1. Vintage streetcar systems were mostly built by private developers, not government planners.
2. Planners absolutely did NOT miss the boat with Metro's design. Compare it to San Francisco's BART, which has the same mileage but is more focused on the suburbs. Metro has far higher ridership and is universally considered to be the better system. Suburban lines will only be convenient now that the core system is already in place.
3. The permanence of trains is exactly what makes them better than buses. Land owners know that if there are tracks in the ground, that train isn't going away, so it's safe to develop near it knowing that it will always be there. That's why Bethesda and Silver Spring and Arlington and downtown Washington have had so much development since Metro opened, while similar places in other cities without trains have languished. Trains guide where development happens.
4. Tysons Corner may have developed without Metro, but you may have noticed that the decision by planners to build Dulles Airport had something to do with Tysons' growth.
5. The great thing about streetcars, as opposed to Metro, is that they are so so so much less expensive, so we can afford to build a lot of them in a lot of places.

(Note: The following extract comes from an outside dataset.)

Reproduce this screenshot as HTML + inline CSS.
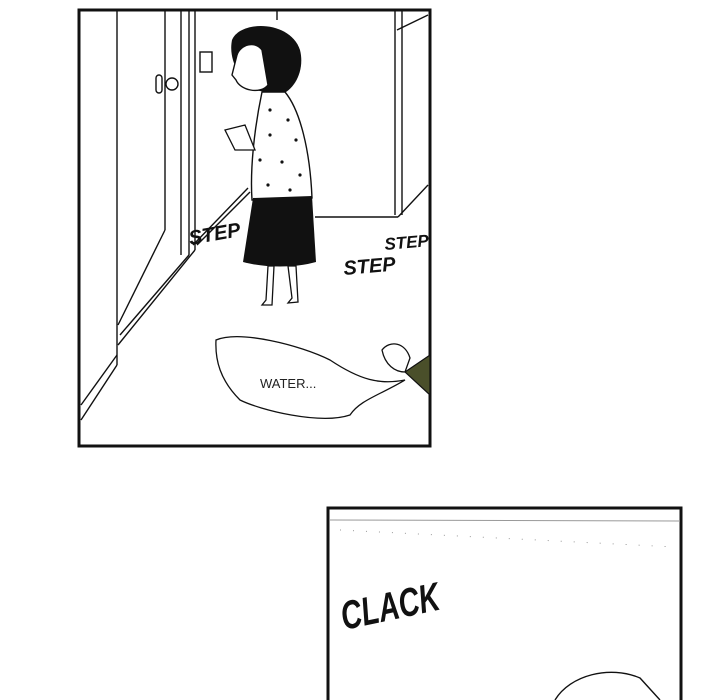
<!DOCTYPE html>
<html><head><style>
html,body{margin:0;padding:0;background:#fff;}
svg{display:block;}
text{font-family:"Liberation Sans",sans-serif;}
</style></head><body>
<svg width="720" height="700" viewBox="0 0 720 700" xmlns="http://www.w3.org/2000/svg">
<rect width="720" height="700" fill="#fff"/>
<rect x="79" y="10" width="351" height="436" fill="#fff" stroke="#111" stroke-width="3"/>
<g stroke="#111" stroke-width="1.4" fill="none">
  <line x1="117" y1="11" x2="117" y2="345"/>
  <line x1="165" y1="11" x2="165" y2="230"/>
  <line x1="181" y1="11" x2="181" y2="255"/>
  <line x1="189" y1="11" x2="189" y2="255"/>
  <line x1="195" y1="11" x2="195" y2="250"/>
  <line x1="165" y1="230" x2="118" y2="325"/>
  <line x1="195" y1="250" x2="118" y2="345"/>
  <line x1="189" y1="255" x2="120" y2="335"/>
  <line x1="117" y1="355" x2="81" y2="405"/>
  <line x1="117" y1="365" x2="81" y2="420"/>
  <line x1="117" y1="345" x2="117" y2="365"/>
  <line x1="395" y1="11" x2="395" y2="215"/>
  <line x1="402" y1="11" x2="402" y2="215"/>
  <line x1="315" y1="217" x2="398" y2="217"/>
  <line x1="398" y1="217" x2="428" y2="185"/>
  <line x1="397" y1="30" x2="428" y2="15"/>
  <line x1="277" y1="11" x2="277" y2="20"/>
  <rect x="200" y="52" width="12" height="20"/>
  <circle cx="172" cy="84" r="6" fill="#fff"/>
  <rect x="156" y="75" width="6" height="18" rx="3" fill="#fff"/>
  <line x1="193" y1="245" x2="248" y2="188"/>
  <line x1="197" y1="245" x2="250" y2="192"/>
</g>
<path d="M232 40 C240 20 290 20 300 50 C305 70 295 90 280 95 L255 90 C240 80 228 60 232 40Z" fill="#111"/>
<path d="M237 55 C240 45 255 40 262 50 L268 85 C260 95 240 90 236 80 L232 75 Z" fill="#fff" stroke="#111" stroke-width="1.4"/>
<path d="M262 92 L285 92 C300 110 310 150 312 198 L252 200 C250 170 254 130 262 92Z" fill="#fff" stroke="#111" stroke-width="1.4"/>
<g fill="#111">
<circle cx="270" cy="110" r="1.6"/><circle cx="288" cy="120" r="1.6"/><circle cx="270" cy="135" r="1.6"/><circle cx="296" cy="140" r="1.6"/><circle cx="260" cy="160" r="1.6"/><circle cx="282" cy="162" r="1.6"/><circle cx="300" cy="175" r="1.6"/><circle cx="268" cy="185" r="1.6"/><circle cx="290" cy="190" r="1.6"/>
</g>
<path d="M253 198 L312 196 L316 262 C295 268 265 268 243 262Z" fill="#111"/>
<g stroke="#111" stroke-width="1.3" fill="#fff">
<path d="M268 266 L266 300 L262 305 L272 305 L274 266Z"/>
<path d="M288 266 L292 298 L288 303 L298 302 L296 266Z"/>
<path d="M225 130 L245 125 L255 150 L235 150 Z"/>
</g>
<g font-family="Liberation Sans" font-weight="bold" font-style="italic" fill="#111">
<text x="190" y="245" font-size="20" transform="rotate(-10 190 245)">STEP</text>
<text x="344" y="275" font-size="20" transform="rotate(-5 344 275)">STEP</text>
<text x="385" y="250" font-size="17" transform="rotate(-5 385 250)">STEP</text>
</g>
<path d="M216 340 C240 330 300 345 330 360 C360 380 380 385 405 380 C380 395 360 400 350 415 C320 425 260 410 240 400 C220 380 215 360 216 340Z" fill="#fff" stroke="#111" stroke-width="1.3"/>
<text x="260" y="388" font-size="13" fill="#222">WATER...</text>
<path d="M405 372 L430 355 L430 395 Z" fill="#4a4f2a" stroke="#111" stroke-width="1.2"/>
<path d="M382 350 C390 340 405 342 410 358 L405 372 C395 372 385 365 382 350Z" fill="#fff" stroke="#111" stroke-width="1.3"/>
<rect x="328" y="508" width="353" height="200" fill="#fff" stroke="#111" stroke-width="3"/>
<line x1="330" y1="520" x2="680" y2="521" stroke="#999" stroke-width="1"/>
<line x1="340" y1="530" x2="675" y2="547" stroke="#999" stroke-width="1" stroke-dasharray="1 12"/>
<text x="344" y="630" font-size="40" font-weight="bold" font-style="italic" fill="#111" transform="rotate(-12 344 630)" font-family="Liberation Sans" textLength="100" lengthAdjust="spacingAndGlyphs">CLACK</text>
<path d="M555 700 C570 675 610 665 640 678 L660 700" fill="none" stroke="#111" stroke-width="1.4"/>
</svg>
</body></html>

Even if some externality causes development to happen somewhere it's not anticipated, a streetcar can be added relatively easily onto just about any existing street. As for costs, a new streetcar line costs about the same as a new high school. Any community that can build a high school can build a streetcar, in the same amount of time.
6. What's your alternative? We have 60 years of experience that tell us buses aren't as good as trains. We know without a sliver of doubt that buses don't influence land use the way trains do, and that large portions of the population simply won't ride a bus. Do you think we should eliminate transit and just build roads? How can you say you oppose central planning for relatively inexpensive streetcars that can be added to streets at any time, but not for much more massive and imposing highway or subway projects? If we shouldn't be planning streetcars, what *should* we be doing?